What the task requires —
A single run of lines is to be printed exactly: starting at the line with "Emit a Python" and ending at the line with "import seaborn as sns", both included. Leave the pictures out.

Extracted records —
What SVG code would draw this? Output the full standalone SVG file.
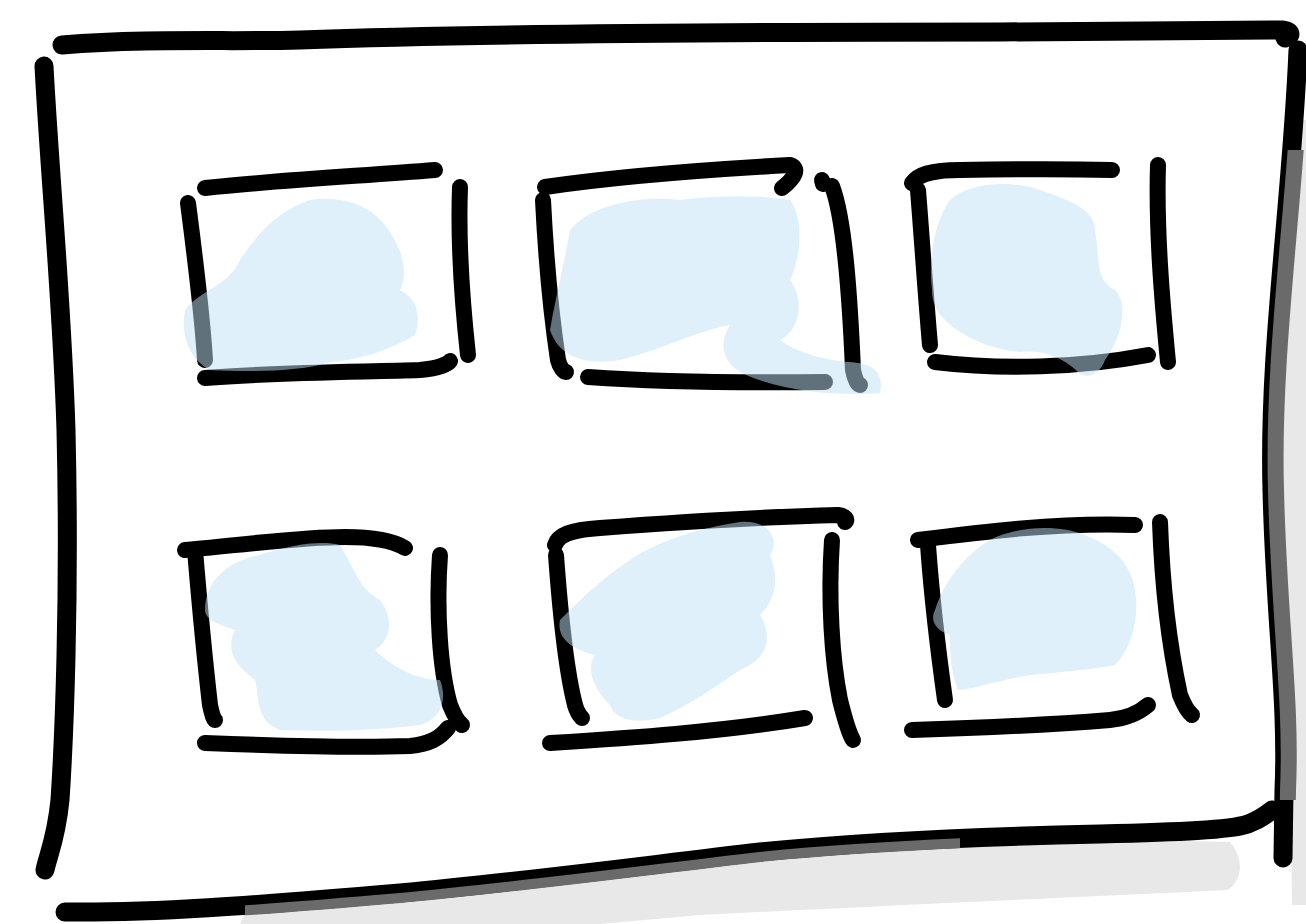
<svg xmlns="http://www.w3.org/2000/svg" width="1306" height="924" viewBox="0 0 1306 924">
<style>
.ln{fill:none;stroke:#000;stroke-width:16;stroke-linecap:round;stroke-linejoin:round}
.fr{stroke-width:19}
.blob{fill:#bfe1f5;opacity:0.5}
.sh1{fill:#e8e8e8}
.sh2{fill:none;stroke:#6a6a6a}
</style>
<defs>
<clipPath id="clipR"><rect x="1240" y="150" width="66" height="650"/></clipPath>
<clipPath id="clipB"><rect x="245" y="780" width="715" height="144"/></clipPath>
</defs>
<rect width="1306" height="924" fill="#fff"/>
<g id="shadow-light">
<path class="sh1" d="M1296,120 C1290,250 1278,380 1280,500 C1282,650 1292,800 1292,905 L1306,905 L1306,120 Z"/>
<path class="sh1" d="M245,912 C400,898 620,872 800,852 C950,840 1100,838 1230,842 C1245,860 1242,880 1228,890 C1100,896 900,905 700,915 L600,924 L240,924 Z"/>
</g>
<g id="frame">
<path class="ln fr" d="M62,45 C150,38 230,42 300,40 C500,33 800,32 1000,32 C1150,31 1250,30 1282,30 C1292,31 1292,36 1285,38"/>
<path class="ln fr" d="M44,66 C50,180 62,300 66,430 C70,600 64,740 60,800 C56,840 48,855 45,870"/>
<path class="ln fr" d="M1298,50 C1292,200 1268,350 1272,490 C1275,620 1288,700 1284,790 L1283,858"/>
<path class="ln fr" d="M65,912 C150,913 250,906 400,893 C520,882 640,866 760,852 C880,840 1000,836 1100,834 C1180,832 1230,830 1248,824 C1258,820 1266,815 1272,810"/>
</g>
<g id="shadow-dark">
<path class="sh2" stroke-width="16" clip-path="url(#clipR)" transform="translate(4,0)" d="M1298,50 C1292,200 1268,350 1272,490 C1275,620 1288,700 1284,790 L1283,858"/>
<path class="sh2" stroke-width="10" clip-path="url(#clipB)" transform="translate(0,5)" d="M65,912 C150,913 250,906 400,893 C520,882 640,866 760,852 C880,840 1000,836 1100,834"/>
</g>
<g id="box1">
<path class="ln" d="M205,188 C280,180 360,176 435,170"/>
<path class="ln" d="M188,203 C194,250 202,310 205,360"/>
<path class="ln" d="M460,187 C458,240 462,300 468,355"/>
<path class="ln" d="M205,378 C280,372 360,372 420,370 C440,368 448,364 450,361"/>
<path class="blob" d="M185,310 C200,290 230,285 240,260 C260,230 280,210 310,200 C340,195 370,205 385,225 C400,245 410,270 400,290 C420,300 420,320 415,335 C390,350 360,360 330,362 C300,372 250,372 210,370 C190,360 180,335 185,310 Z"/>
</g>
<g id="box2">
<path class="ln" d="M545,187 C620,176 700,170 790,165 C800,168 795,178 782,188"/>
<path class="ln" d="M543,200 C546,260 552,320 558,360 C560,368 564,372 566,372"/>
<path class="ln" d="M822,180 L823,184"/>
<path class="ln" d="M832,186 C845,220 850,300 853,370 C855,380 858,385 860,385"/>
<path class="ln" d="M588,377 C660,382 740,383 825,382"/>
<path class="blob" d="M550,330 C555,300 565,260 570,230 C590,205 640,195 680,200 C720,195 760,195 790,200 C805,220 800,260 790,280 C805,300 800,330 780,340 C800,355 830,360 845,362 C870,362 885,370 880,393 C840,396 780,392 740,372 C720,360 720,340 730,325 C700,330 660,350 620,360 C590,365 560,360 550,330 Z"/>
</g>
<g id="box3">
<path class="ln" d="M912,183 C918,175 930,170 960,170 C1020,169 1070,169 1112,170"/>
<path class="ln" d="M918,190 C922,240 926,300 930,345"/>
<path class="ln" d="M1158,165 C1156,230 1162,300 1168,362"/>
<path class="ln" d="M935,362 C1000,370 1080,368 1148,355"/>
<path class="blob" d="M932,290 C928,260 935,220 950,200 C970,182 1010,180 1040,190 C1070,200 1095,210 1095,230 C1100,260 1095,280 1115,290 C1130,305 1120,340 1105,360 C1100,375 1085,380 1078,372 C1060,355 1040,350 1020,352 C990,350 960,335 945,320 C935,310 932,300 932,290 Z"/>
</g>
<g id="box4">
<path class="ln" d="M185,550 C240,545 300,537 345,537 C375,537 395,542 405,548"/>
<path class="ln" d="M195,550 C200,610 206,670 210,705 C212,715 214,720 215,720"/>
<path class="ln" d="M440,555 C436,610 440,670 450,705 C454,715 458,722 462,725"/>
<path class="ln" d="M205,743 C280,746 360,748 410,746 C430,744 440,738 448,728"/>
<path class="blob" d="M205,610 C205,580 230,560 260,555 C290,545 320,540 340,545 C355,570 360,590 380,600 C395,620 390,640 375,650 C395,670 420,680 440,680 C448,700 440,720 420,725 C380,730 330,732 280,730 C255,720 260,700 255,680 C235,665 225,650 235,630 C220,625 205,620 205,610 Z"/>
</g>
<g id="box5">
<path class="ln" d="M555,545 C558,535 570,530 600,528 C680,522 760,517 838,515 C846,516 848,520 845,522"/>
<path class="ln" d="M556,555 C560,610 566,670 575,705 C577,712 580,716 582,718"/>
<path class="ln" d="M832,540 C828,600 832,660 840,700 C845,720 850,735 853,740"/>
<path class="ln" d="M550,743 C630,738 720,732 805,718"/>
<path class="blob" d="M560,620 C580,600 600,580 630,560 C660,540 700,528 740,522 C770,520 780,540 770,555 C780,580 775,600 760,615 C775,640 765,660 740,670 C710,690 690,705 660,718 C635,724 615,720 610,705 C595,690 585,670 595,655 C575,650 556,640 560,620 Z"/>
</g>
<g id="box6">
<path class="ln" d="M918,540 C980,532 1060,522 1135,525"/>
<path class="ln" d="M928,545 C932,600 938,650 945,700"/>
<path class="ln" d="M1160,522 C1162,580 1168,640 1180,695 C1184,705 1188,712 1192,715"/>
<path class="ln" d="M912,730 C980,728 1060,724 1110,720 C1130,718 1140,712 1148,705"/>
<path class="blob" d="M935,610 C945,580 965,555 990,540 C1020,525 1060,525 1085,535 C1110,545 1130,560 1135,590 C1140,620 1130,650 1115,665 C1090,670 1060,672 1030,675 C1000,680 970,690 958,690 C950,670 950,650 950,635 C935,630 930,620 935,610 Z"/>
</g>
</svg>
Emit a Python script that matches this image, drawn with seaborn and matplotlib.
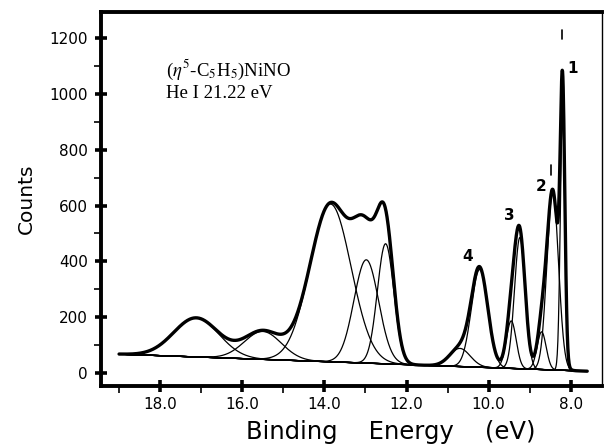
import numpy as np
import pandas as pd
import matplotlib
matplotlib.use("Agg")
import matplotlib.pyplot as plt
import seaborn as sns

# ---- data ----
peak_centers = [17.12, 15.50, 13.85, 12.98, 12.51, 10.70, 10.22, 9.45, 9.24, 8.71, 8.44, 8.20]
peak_heights = [140, 100, 565, 370, 430, 65, 350, 170, 470, 135, 640, 922]
peak_widths = [0.55, 0.45, 0.50, 0.30, 0.20, 0.25, 0.20, 0.12, 0.13, 0.11, 0.14, 0.055]
baseline_ends_ev = [19.0, 7.6]
baseline_ends_counts = [68, 7]
band_labels = ["1", "2", "3", "4"]
band_label_pos_ev = [7.95, 8.72, 9.50, 10.51]
band_label_pos_counts = [1090, 668, 563, 418]
x_major = [18.0, 16.0, 14.0, 12.0, 10.0, 8.0]
x_minor = [19.0, 17.0, 15.0, 13.0, 11.0, 9.0]
y_major = [0, 200, 400, 600, 800, 1000, 1200]
y_minor = [100, 300, 500, 700, 900, 1100]

sns.set_style("ticks")
plt.rcParams["font.family"] = ["DejaVu Sans"]
plt.rcParams["mathtext.fontset"] = "stix"
plt.rcParams["text.color"] = "black"
plt.rcParams["axes.labelcolor"] = "black"
plt.rcParams["xtick.color"] = "black"
plt.rcParams["ytick.color"] = "black"

fig = plt.figure(figsize=(6.04, 4.45), dpi=100)
ax = fig.add_axes([101 / 604, 1 - 386 / 445, 501 / 604, 374 / 445])

energy = np.linspace(baseline_ends_ev[0], baseline_ends_ev[1], 1500)
base = np.interp(energy, baseline_ends_ev[::-1], baseline_ends_counts[::-1])

rows = []
envelope = base.copy()
for i, (c, h, w) in enumerate(zip(peak_centers, peak_heights, peak_widths)):
    comp = h * np.exp(-((energy - c) ** 2) / (2 * w ** 2))
    envelope = envelope + comp
    rows.append(pd.DataFrame({"energy": energy, "counts": base + comp, "curve": f"c{i}"}))
comp_df = pd.concat(rows, ignore_index=True)
env_df = pd.DataFrame({"energy": energy, "counts": envelope})
base_df = pd.DataFrame({"energy": energy, "counts": base})

sns.lineplot(data=comp_df, x="energy", y="counts", units="curve", estimator=None,
             color="black", linewidth=0.9, sort=False, ax=ax)
sns.lineplot(data=base_df, x="energy", y="counts", color="black", linewidth=0.9,
             sort=False, ax=ax)
sns.lineplot(data=env_df, x="energy", y="counts", color="black", linewidth=2.4,
             sort=False, ax=ax)

ax.set_xlim(19.44, 7.24)
ax.set_ylim(-46, 1293)

ax.set_xticks(x_major)
ax.set_xticklabels([f"{v:.1f}" for v in x_major])
ax.set_xticks(x_minor, minor=True)
ax.set_yticks(y_major)
ax.set_yticklabels([str(v) for v in y_major])
ax.set_yticks(y_minor, minor=True)

ax.tick_params(which="major", direction="inout", length=9, width=2.6, labelsize=11,
               color="black", labelcolor="black")
ax.tick_params(axis="y", which="major", pad=5)
ax.tick_params(axis="x", which="major", pad=3.5)
ax.tick_params(which="minor", direction="out", length=5, width=1.2, color="black")

for side in ["left", "bottom", "top"]:
    ax.spines[side].set_linewidth(2.8)
    ax.spines[side].set_color("black")
ax.spines["right"].set_linewidth(1.0)
ax.spines["right"].set_color("black")
ax.spines["right"].set_visible(True)
ax.spines["top"].set_visible(True)

ax.set_xlabel("")
ax.set_ylabel("Counts", fontsize=14.5, labelpad=10, color="black")
fig.text(391 / 604, 6 / 445, "Binding    Energy    (eV)", fontsize=17.5,
         ha="center", va="baseline", color="black")

ax.text(0.13, 0.846, r"($\eta^5$-C$_5$H$_5$)NiNO", transform=ax.transAxes,
        fontsize=13.5, family="Liberation Serif", va="center", ha="left", color="black")
ax.text(0.13, 0.783, "He I 21.22 eV", transform=ax.transAxes,
        fontsize=13.5, family="Liberation Serif", va="center", ha="left", color="black")

for lab, xe, yc in zip(band_labels, band_label_pos_ev, band_label_pos_counts):
    ax.text(xe, yc, lab, fontsize=11, fontweight="bold", ha="center", va="center",
            color="black")

# small marker ticks above the two sharp bands
ax.plot([8.21, 8.21], [1195, 1230], color="black", lw=1.2)
ax.plot([8.47, 8.47], [710, 745], color="black", lw=1.2)

fig.savefig("out.png", dpi=100)
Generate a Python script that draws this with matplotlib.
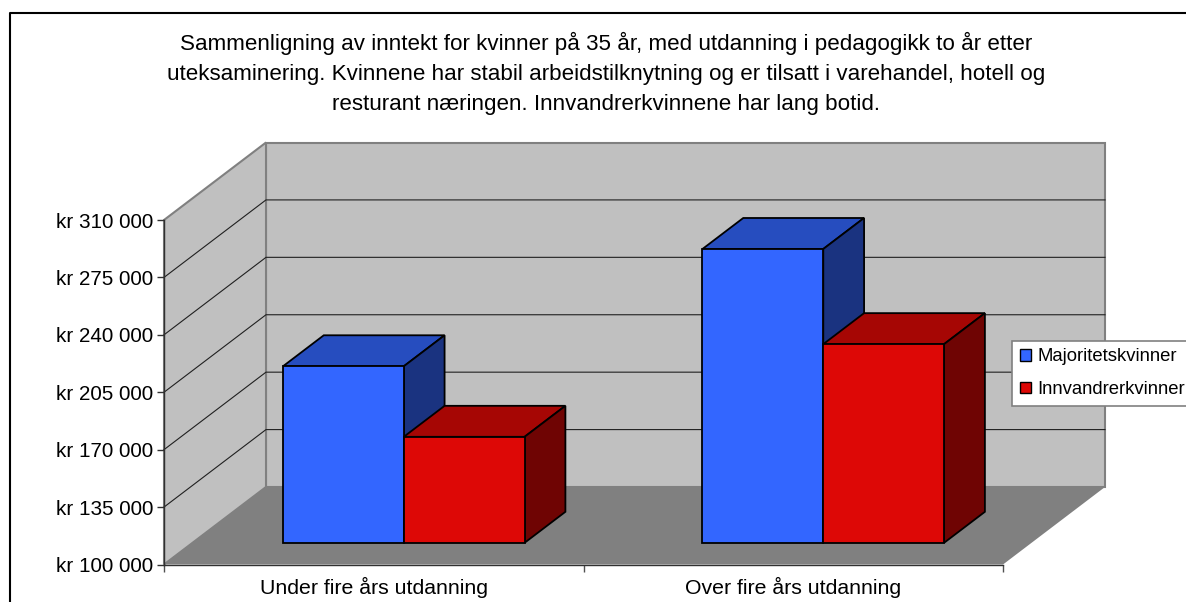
import matplotlib
matplotlib.use('Agg')
import matplotlib.pyplot as plt
from matplotlib.patches import Polygon, Patch

plt.rcParams['font.family'] = ['Liberation Sans', 'DejaVu Sans']

title = ('Sammenligning av inntekt for kvinner på 35 år, med utdanning i pedagogikk to år etter\n'
         'uteksaminering. Kvinnene har stabil arbeidstilknytning og er tilsatt i varehandel, hotell og\n'
         'resturant næringen. Innvandrerkvinnene har lang botid.')
categories = ['Under fire års utdanning', 'Over fire års utdanning']
majoritet = [207600, 279100]
innvandrer = [164600, 221100]
ticks = [100000, 135000, 170000, 205000, 240000, 275000, 310000]
tick_labels = ['kr 100 000', 'kr 135 000', 'kr 170 000', 'kr 205 000', 'kr 240 000', 'kr 275 000', 'kr 310 000']

W, H = 1186, 602
ymin, ymax = ticks[0], ticks[-1]

fig = plt.figure(figsize=(W / 100, H / 100), dpi=100, facecolor='white')
ax = fig.add_axes([164 / W, 1 - 564.5 / H, 839 / W, 344.5 / H])
ax.set_xlim(0, 2)
ax.set_ylim(ymin, ymax)
ax.patch.set_visible(False)

# depth of the 3d box, in data units
dx = 102 / 839 * 2
dy = 77.5 / 344.5 * (ymax - ymin)

def proj(x, y, d):
    return (x + d * dx, y + d * dy)

def poly(pts, fc, ec='none', lw=0.0, z=1):
    ax.add_patch(Polygon(pts, closed=True, facecolor=fc, edgecolor=ec, linewidth=lw,
                         clip_on=False, zorder=z, joinstyle='miter'))

# walls and floor
poly([proj(0, ymin, 1), proj(2, ymin, 1), proj(2, ymax, 1), proj(0, ymax, 1)], '#C0C0C0', '#808080', 1.5, 1)
poly([proj(0, ymin, 0), proj(0, ymin, 1), proj(0, ymax, 1), proj(0, ymax, 0)], '#C0C0C0', '#808080', 1.5, 1)
poly([proj(0, ymin, 0), proj(2, ymin, 0), proj(2, ymin, 1), proj(0, ymin, 1)], '#808080', 'none', 0, 2)

for t in ticks[1:-1]:
    a, b = proj(0, t, 0), proj(0, t, 1)
    c = proj(2, t, 1)
    ax.plot([a[0], b[0], c[0]], [a[1], b[1], c[1]], color='#202020', lw=0.8, clip_on=False, zorder=1.5)

# bars
d0, d1 = 0.28, 0.68
bar_w = 0.288
colors = [('#3366FF', '#264DBF', '#1A3380'), ('#DD0806', '#A60604', '#6F0403')]

def draw_bar(left, value, cols, z):
    x0 = left
    x1 = left + bar_w
    fx0, fb = proj(x0, ymin, d0)
    ax.bar(fx0, value - ymin, width=bar_w, bottom=fb, align='edge', color=cols[0], edgecolor='black',
           linewidth=1.3, clip_on=False, zorder=z + 0.2)
    poly([proj(x0, value, d0), proj(x1, value, d0), proj(x1, value, d1), proj(x0, value, d1)],
         cols[1], 'black', 1.3, z)
    poly([proj(x1, ymin, d0), proj(x1, ymin, d1), proj(x1, value, d1), proj(x1, value, d0)],
         cols[2], 'black', 1.3, z)

z = 3
for i in range(len(categories)):
    draw_bar(i + 0.2155, majoritet[i], colors[0], z)
    draw_bar(i + 0.2155 + bar_w, innvandrer[i], colors[1], z + 1)
    z += 2

# axes
for s in ['top', 'right']:
    ax.spines[s].set_visible(False)
for s in ['left', 'bottom']:
    ax.spines[s].set_color('#303030')
    ax.spines[s].set_linewidth(1.0)
    ax.spines[s].set_zorder(2.5)
ax.set_yticks(ticks)
ax.set_yticklabels(tick_labels)
ax.set_xticks([0, 1, 2])
ax.set_xticklabels([])
ax.set_xticks([0.5, 1.5], categories, minor=True)
ax.tick_params(axis='y', length=5, width=1, color='#303030', labelsize=14.9, pad=2.5, labelcolor='black')
ax.tick_params(axis='x', which='major', length=5, width=1, color='#505050')
ax.tick_params(axis='x', which='minor', length=0, labelsize=15.3, pad=9)

# chart frame, open to the right and below
fig.add_artist(plt.Line2D([9.5 / W, 9.5 / W, 1], [0, 1 - 13 / H, 1 - 13 / H], color='black', lw=1.5))

fig.text(606 / W, 1 - 73.5 / H, title, ha='center', va='center', fontsize=16.15, linespacing=1.55, color='black')

handles = [Patch(facecolor=colors[0][0], edgecolor='black', label='Majoritetskvinner'),
           Patch(facecolor=colors[1][0], edgecolor='black', label='Innvandrerkvinner')]
leg = fig.legend(handles=handles, loc='upper left', bbox_to_anchor=(1012 / W, 1 - 340.5 / H),
                 bbox_transform=fig.transFigure, fontsize=13.3, frameon=True, fancybox=False,
                 framealpha=1, edgecolor='#808080', borderpad=0.42, labelspacing=0.85,
                 handlelength=0.6, handleheight=0.6, handletextpad=0.36, borderaxespad=0)
leg.get_frame().set_linewidth(1.2)
leg.set_zorder(20)

fig.savefig('out.png', dpi=100, facecolor='white')
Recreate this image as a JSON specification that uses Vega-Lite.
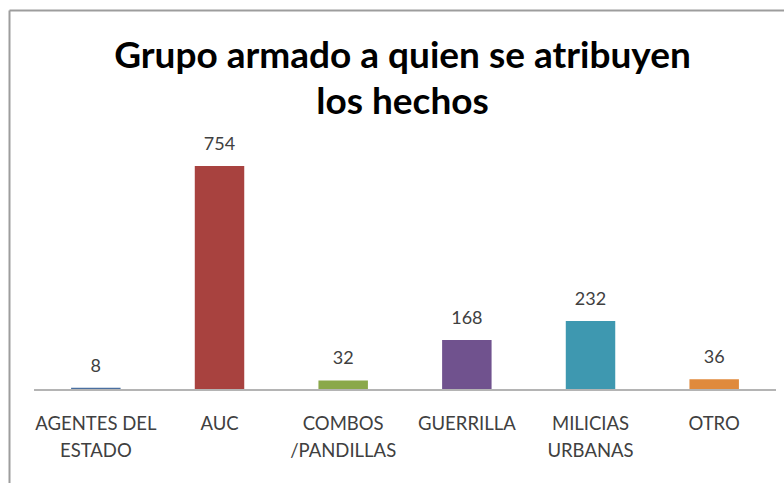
{
  "$schema": "https://vega.github.io/schema/vega-lite/v6.json",
  "autosize": "none",
  "padding": {"left": 9, "top": 10, "right": 0, "bottom": 0},
  "width": 775,
  "height": 473,
  "background": "white",
  "config": {"view": {"stroke": null}, "font": "Lato"},
  "title": {
    "text": ["Grupo armado a quien se atribuyen", "los hechos"],
    "font": "Lato",
    "fontSize": 37,
    "fontWeight": "bold",
    "color": "#000000",
    "lineHeight": 46,
    "anchor": "middle",
    "offset": -112,
    "dx": 6
  },
  "data": {
    "values": [
      {"grupo": "AGENTES DEL ESTADO", "valor": 8},
      {"grupo": "AUC", "valor": 754},
      {"grupo": "COMBOS /PANDILLAS", "valor": 32},
      {"grupo": "GUERRILLA", "valor": 168},
      {"grupo": "MILICIAS URBANAS", "valor": 232},
      {"grupo": "OTRO", "valor": 36}
    ]
  },
  "layer": [
    {
      "mark": {"type": "bar", "width": {"band": 0.4}},
      "encoding": {
        "x": {
          "field": "grupo", "type": "nominal", "sort": null,
          "scale": {"paddingInner": 0, "paddingOuter": 0.1334, "align": 0.758},
          "axis": {
            "orient": "bottom", "offset": -93, "title": null, "domain": false, "ticks": false,
            "labelAngle": 0, "labelFont": "Lato", "labelFontSize": 18.5, "labelColor": "#404040",
            "labelLineHeight": 27, "labelPadding": 24, "labelBaseline": "top", "labelOverlap": false,
            "labelExpr": "datum.label == 'AGENTES DEL ESTADO' ? ['AGENTES DEL', 'ESTADO'] : datum.label == 'COMBOS /PANDILLAS' ? ['COMBOS', '/PANDILLAS'] : datum.label == 'MILICIAS URBANAS' ? ['MILICIAS', 'URBANAS'] : datum.label"
          }
        },
        "y": {
          "field": "valor", "type": "quantitative",
          "scale": {"domain": [-313, 1279], "nice": false, "zero": false},
          "axis": {"orient": "left", "title": null, "labels": false, "ticks": false, "grid": false, "domainColor": "#9d9d9d", "domainWidth": 2}
        },
        "color": {
          "field": "grupo", "type": "nominal", "legend": null,
          "scale": {
            "domain": ["AGENTES DEL ESTADO", "AUC", "COMBOS /PANDILLAS", "GUERRILLA", "MILICIAS URBANAS", "OTRO"],
            "range": ["#4A6FA0", "#A8423F", "#8AA84A", "#70528E", "#3E98B0", "#E08A3C"]
          }
        }
      }
    },
    {
      "mark": {"type": "text", "baseline": "bottom", "dy": -12, "font": "Lato", "fontSize": 18, "color": "#404040"},
      "encoding": {
        "x": {"field": "grupo", "type": "nominal", "sort": null, "axis": null},
        "y": {
          "field": "valor", "type": "quantitative",
          "axis": {"orient": "left", "title": null, "labels": false, "ticks": false, "grid": false, "domainColor": "#9d9d9d", "domainWidth": 2}
        },
        "text": {"field": "valor", "type": "quantitative"}
      }
    },
    {
      "mark": {"type": "rule", "color": "#b5b5b5", "strokeWidth": 1.5},
      "encoding": {
        "x": {
          "datum": "AGENTES DEL ESTADO", "type": "nominal", "bandPosition": 0,
          "axis": {"orient": "top", "title": null, "labels": false, "ticks": false, "grid": false, "domainColor": "#9d9d9d", "domainWidth": 2}
        },
        "x2": {"datum": "OTRO", "bandPosition": 1},
        "y": {
          "datum": 0, "type": "quantitative",
          "axis": {"orient": "left", "title": null, "labels": false, "ticks": false, "grid": false, "domainColor": "#9d9d9d", "domainWidth": 2}
        }
      }
    }
  ],
  "resolve": {"axis": {"x": "independent"}}
}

Correct result —
Emit a Python script that matches this image, drawn with seaborn and matplotlib.
import numpy as np
import pandas as pd
import matplotlib
matplotlib.use("Agg")
import matplotlib.pyplot as plt
import seaborn as sns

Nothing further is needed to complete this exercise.